** DATA **
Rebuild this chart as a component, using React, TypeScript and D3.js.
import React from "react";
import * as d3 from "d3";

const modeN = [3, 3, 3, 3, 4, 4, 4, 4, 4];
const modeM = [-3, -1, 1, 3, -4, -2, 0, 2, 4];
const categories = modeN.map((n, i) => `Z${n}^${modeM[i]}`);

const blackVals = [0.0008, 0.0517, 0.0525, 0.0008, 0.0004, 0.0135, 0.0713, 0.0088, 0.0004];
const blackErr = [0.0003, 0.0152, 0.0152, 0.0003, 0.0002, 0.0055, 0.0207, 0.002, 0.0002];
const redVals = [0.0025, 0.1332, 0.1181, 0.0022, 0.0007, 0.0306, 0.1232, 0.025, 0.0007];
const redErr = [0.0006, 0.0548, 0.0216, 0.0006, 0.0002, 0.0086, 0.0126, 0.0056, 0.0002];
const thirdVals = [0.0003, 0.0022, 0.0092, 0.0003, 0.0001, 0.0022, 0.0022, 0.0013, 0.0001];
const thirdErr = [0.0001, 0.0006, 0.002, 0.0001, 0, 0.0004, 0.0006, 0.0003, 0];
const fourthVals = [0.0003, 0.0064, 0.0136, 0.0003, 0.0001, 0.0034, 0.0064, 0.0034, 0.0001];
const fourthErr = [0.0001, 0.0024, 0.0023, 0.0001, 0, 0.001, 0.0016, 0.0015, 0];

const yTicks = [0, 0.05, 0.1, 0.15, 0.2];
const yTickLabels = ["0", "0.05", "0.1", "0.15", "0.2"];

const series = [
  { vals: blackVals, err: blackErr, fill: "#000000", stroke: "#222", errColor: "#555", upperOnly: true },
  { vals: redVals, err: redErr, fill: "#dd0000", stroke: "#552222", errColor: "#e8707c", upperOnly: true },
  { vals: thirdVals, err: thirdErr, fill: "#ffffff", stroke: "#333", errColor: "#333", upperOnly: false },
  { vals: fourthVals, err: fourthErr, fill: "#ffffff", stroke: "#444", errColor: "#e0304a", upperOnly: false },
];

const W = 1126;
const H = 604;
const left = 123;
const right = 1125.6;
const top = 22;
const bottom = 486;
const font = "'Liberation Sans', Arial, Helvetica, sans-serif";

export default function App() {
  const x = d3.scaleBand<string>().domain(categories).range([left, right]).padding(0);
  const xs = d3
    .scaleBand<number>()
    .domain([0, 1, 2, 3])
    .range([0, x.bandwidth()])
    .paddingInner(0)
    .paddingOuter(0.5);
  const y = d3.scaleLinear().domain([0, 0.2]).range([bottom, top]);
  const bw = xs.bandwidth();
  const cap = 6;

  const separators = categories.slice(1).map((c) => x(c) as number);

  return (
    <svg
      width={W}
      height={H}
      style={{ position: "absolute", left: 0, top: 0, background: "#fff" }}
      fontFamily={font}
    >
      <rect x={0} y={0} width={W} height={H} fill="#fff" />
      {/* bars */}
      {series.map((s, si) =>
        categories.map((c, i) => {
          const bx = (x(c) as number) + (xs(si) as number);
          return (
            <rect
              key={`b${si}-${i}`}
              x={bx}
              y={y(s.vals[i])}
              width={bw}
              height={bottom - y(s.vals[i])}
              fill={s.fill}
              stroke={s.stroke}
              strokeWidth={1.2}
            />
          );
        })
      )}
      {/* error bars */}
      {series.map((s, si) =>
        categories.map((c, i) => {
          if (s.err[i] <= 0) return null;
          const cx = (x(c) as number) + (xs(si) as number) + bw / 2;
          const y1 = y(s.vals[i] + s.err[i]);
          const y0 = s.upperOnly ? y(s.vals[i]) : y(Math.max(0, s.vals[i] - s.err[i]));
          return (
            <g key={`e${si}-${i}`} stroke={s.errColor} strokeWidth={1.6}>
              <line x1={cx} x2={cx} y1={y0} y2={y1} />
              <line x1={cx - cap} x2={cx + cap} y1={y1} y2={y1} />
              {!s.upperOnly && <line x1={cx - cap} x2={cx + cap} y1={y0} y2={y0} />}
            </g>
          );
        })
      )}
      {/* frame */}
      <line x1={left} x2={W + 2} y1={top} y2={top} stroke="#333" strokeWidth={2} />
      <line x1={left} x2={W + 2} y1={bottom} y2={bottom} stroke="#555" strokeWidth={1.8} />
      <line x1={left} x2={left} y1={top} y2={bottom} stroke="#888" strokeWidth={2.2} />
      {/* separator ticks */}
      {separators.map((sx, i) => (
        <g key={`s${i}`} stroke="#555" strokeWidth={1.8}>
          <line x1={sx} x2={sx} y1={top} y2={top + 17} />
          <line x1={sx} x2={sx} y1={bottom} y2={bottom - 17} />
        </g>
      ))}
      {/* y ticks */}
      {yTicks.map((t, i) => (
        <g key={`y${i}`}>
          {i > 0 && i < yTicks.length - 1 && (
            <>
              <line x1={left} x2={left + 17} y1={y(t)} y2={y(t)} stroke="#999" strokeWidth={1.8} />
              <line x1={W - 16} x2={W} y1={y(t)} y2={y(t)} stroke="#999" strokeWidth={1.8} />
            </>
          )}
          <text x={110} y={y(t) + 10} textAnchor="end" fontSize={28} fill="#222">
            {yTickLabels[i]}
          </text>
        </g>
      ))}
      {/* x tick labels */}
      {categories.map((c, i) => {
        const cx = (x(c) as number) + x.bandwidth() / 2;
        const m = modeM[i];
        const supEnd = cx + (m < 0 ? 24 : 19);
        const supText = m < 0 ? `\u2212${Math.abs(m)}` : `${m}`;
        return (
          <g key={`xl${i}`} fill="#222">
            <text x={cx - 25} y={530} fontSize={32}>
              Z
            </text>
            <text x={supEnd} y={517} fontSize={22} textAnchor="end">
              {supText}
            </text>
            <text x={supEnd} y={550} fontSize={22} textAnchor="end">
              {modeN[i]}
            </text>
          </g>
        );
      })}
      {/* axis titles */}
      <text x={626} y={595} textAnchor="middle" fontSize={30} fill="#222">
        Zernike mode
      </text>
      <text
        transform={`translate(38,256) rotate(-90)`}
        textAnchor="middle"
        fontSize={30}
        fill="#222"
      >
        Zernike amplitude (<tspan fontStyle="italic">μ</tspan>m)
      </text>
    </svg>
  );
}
==
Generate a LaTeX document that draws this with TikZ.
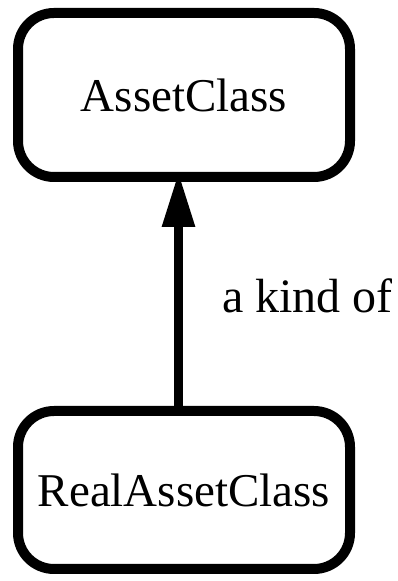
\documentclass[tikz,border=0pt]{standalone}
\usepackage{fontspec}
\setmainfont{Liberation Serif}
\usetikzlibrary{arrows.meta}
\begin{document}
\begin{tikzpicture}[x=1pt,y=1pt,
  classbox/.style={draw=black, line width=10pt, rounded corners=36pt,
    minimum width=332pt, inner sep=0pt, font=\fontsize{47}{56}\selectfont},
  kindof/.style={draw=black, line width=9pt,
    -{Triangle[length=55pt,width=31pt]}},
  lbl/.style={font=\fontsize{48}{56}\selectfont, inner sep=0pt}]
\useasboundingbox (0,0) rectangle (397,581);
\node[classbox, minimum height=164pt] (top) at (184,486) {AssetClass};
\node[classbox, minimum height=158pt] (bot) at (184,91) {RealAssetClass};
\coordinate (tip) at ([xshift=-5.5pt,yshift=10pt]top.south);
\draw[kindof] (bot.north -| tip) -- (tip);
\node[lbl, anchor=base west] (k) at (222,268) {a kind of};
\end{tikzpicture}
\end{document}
...
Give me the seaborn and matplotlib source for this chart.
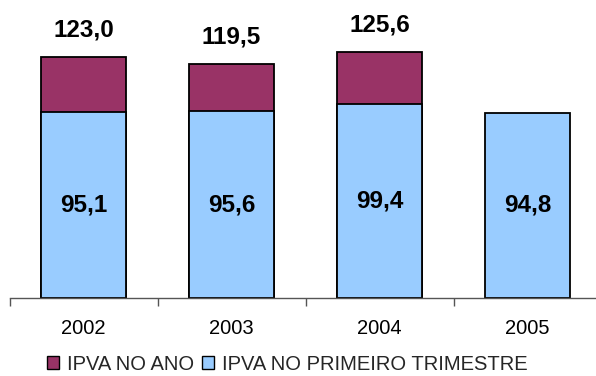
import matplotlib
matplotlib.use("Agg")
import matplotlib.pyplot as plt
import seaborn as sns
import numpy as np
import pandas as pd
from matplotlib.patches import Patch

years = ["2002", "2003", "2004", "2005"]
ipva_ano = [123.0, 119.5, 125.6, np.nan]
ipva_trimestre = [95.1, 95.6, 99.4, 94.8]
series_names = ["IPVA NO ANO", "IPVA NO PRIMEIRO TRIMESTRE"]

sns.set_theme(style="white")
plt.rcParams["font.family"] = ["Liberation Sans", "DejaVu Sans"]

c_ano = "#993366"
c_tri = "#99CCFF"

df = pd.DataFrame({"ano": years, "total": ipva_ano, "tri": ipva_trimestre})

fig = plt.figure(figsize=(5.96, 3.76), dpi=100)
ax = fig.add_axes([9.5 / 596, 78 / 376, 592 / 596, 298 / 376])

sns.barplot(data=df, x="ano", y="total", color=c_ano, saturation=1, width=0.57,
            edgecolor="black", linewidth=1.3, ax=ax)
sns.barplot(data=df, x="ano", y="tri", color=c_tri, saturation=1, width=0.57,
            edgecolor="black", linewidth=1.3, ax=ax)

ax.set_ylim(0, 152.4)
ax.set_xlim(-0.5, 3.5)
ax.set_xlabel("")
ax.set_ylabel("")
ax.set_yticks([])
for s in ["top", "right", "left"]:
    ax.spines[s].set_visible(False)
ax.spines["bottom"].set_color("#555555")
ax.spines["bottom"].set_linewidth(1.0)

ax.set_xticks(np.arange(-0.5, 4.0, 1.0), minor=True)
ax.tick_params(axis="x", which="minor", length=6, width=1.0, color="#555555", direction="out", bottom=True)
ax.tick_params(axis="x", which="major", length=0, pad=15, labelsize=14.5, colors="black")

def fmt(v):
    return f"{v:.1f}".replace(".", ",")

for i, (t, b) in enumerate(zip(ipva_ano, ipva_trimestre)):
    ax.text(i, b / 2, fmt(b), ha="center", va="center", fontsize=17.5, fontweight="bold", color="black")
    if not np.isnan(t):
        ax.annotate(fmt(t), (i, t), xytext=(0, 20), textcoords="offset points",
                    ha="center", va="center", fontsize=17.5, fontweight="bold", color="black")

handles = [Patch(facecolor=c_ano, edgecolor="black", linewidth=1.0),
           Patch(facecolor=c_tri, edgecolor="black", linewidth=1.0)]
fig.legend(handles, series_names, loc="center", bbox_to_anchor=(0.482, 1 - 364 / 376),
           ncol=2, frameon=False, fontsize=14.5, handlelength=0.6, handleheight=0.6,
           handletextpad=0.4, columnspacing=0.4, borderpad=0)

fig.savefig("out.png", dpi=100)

** REQUEST **
Starting at the line that contains "Rebuild this chart" and ending at the line that contains "const categories = modeN.map((n, i)", repeat each line exactly, both ends included, and nothing else.

** ANSWER FOR THIS EXERCISE **
Rebuild this chart as a component, using React, TypeScript and D3.js.
import React from "react";
import * as d3 from "d3";

const modeN = [3, 3, 3, 3, 4, 4, 4, 4, 4];
const modeM = [-3, -1, 1, 3, -4, -2, 0, 2, 4];
const categories = modeN.map((n, i) => `Z${n}^${modeM[i]}`);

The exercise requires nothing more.